New Report Shows Majority Of Death Penalty Cases Come from Only 2% of Counties in America

10.03.13

A new report by the Death Penalty Information Center shows that only two percent of the counties in the United States have been responsible for the majority of cases leading to executions since 1976.

Likewise, only two percent of the counties are responsible for the majority of today’s death row population and recent death sentences.

The death penalty is not evenly distributed across the country. DPIC found that since 1976, the South has carried out 82% of the executions.

“Eighty-five percent of the counties in the U.S. have not had a single case resulting in an execution in over 45 years,” said Richard Dieter, DPIC’s Executive Director and author of the report. “The relatively few prosecutors who drive the death penalty create enormous burdens for those outside their district. The rest of the country is paying a high tariff on behalf of the small percentage of the counties that are actually using the death penalty.”

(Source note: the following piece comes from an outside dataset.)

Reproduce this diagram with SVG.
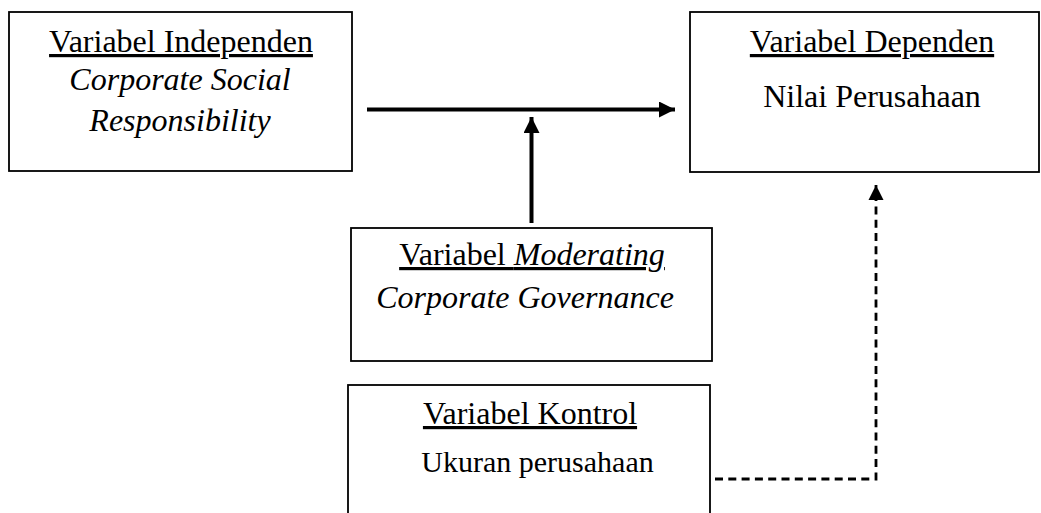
<svg xmlns="http://www.w3.org/2000/svg" width="1041" height="513" viewBox="0 0 1041 513">
<defs>
<style>
.box{fill:#fff;stroke:#000;stroke-width:1.8}
.t{font-family:"Liberation Serif","Times New Roman",serif;font-size:32px;fill:#000;text-anchor:middle}
.i{font-style:italic}
.u{text-decoration:underline}
.solid{stroke:#000;stroke-width:4;fill:none}
.dash{stroke:#000;stroke-width:2.8;fill:none;stroke-dasharray:8 5.3}
</style>
<marker id="ah" viewBox="0 0 10 10" refX="10" refY="5" markerWidth="4.2" markerHeight="4" orient="auto" markerUnits="strokeWidth">
<path d="M0,0 L10,5 L0,10 z" fill="#000"/>
</marker>
<marker id="ahd" viewBox="0 0 10 10" refX="10" refY="5" markerWidth="5.5" markerHeight="5.5" orient="auto" markerUnits="strokeWidth">
<path d="M0,0 L10,5 L0,10 z" fill="#000"/>
</marker>
</defs>
<rect width="1041" height="513" fill="#fff"/>
<g id="independen">
<rect class="box" x="9" y="12" width="343" height="159"/>
<text class="t u" x="181" y="52">Variabel Independen</text>
<text class="t i" x="180" y="90">Corporate Social</text>
<text class="t i" x="180" y="131">Responsibility</text>
</g>
<g id="dependen">
<rect class="box" x="690" y="12" width="349" height="160"/>
<text class="t u" x="872" y="52">Variabel Dependen</text>
<text class="t" x="872" y="107">Nilai Perusahaan</text>
</g>
<g id="moderating">
<rect class="box" x="351" y="228" width="361" height="133"/>
<text class="t u" x="532" y="265">Variabel <tspan class="i">Moderating</tspan></text>
<text class="t i" x="525" y="308">Corporate Governance</text>
</g>
<g id="kontrol">
<rect class="box" x="348" y="385" width="362" height="140"/>
<text class="t u" x="530" y="424">Variabel Kontrol</text>
<text class="t" x="537.5" y="472" style="font-size:30px">Ukuran perusahaan</text>
</g>
<g id="connectors">
<line class="solid" x1="367" y1="109.5" x2="675" y2="109.5" marker-end="url(#ah)"/>
<line class="solid" x1="531.5" y1="223" x2="531.5" y2="117" marker-end="url(#ah)"/>
<polyline class="dash" points="715,479 876,479 876,185" marker-end="url(#ahd)"/>
</g>
</svg>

The report concludes that the death penalty campaigns of relatively few counties impose lasting obligations on the entire state: “This peculiar exercise of discretion results in enormous expenses being passed on to taxpayers across the state. Moreover, the correlation between the high use of the death penalty and a high rate of error means that courts in these states will be occupied for years with costly appeals and retrials. Some states have recently chosen to opt out of this process, at great savings to their taxpayers.”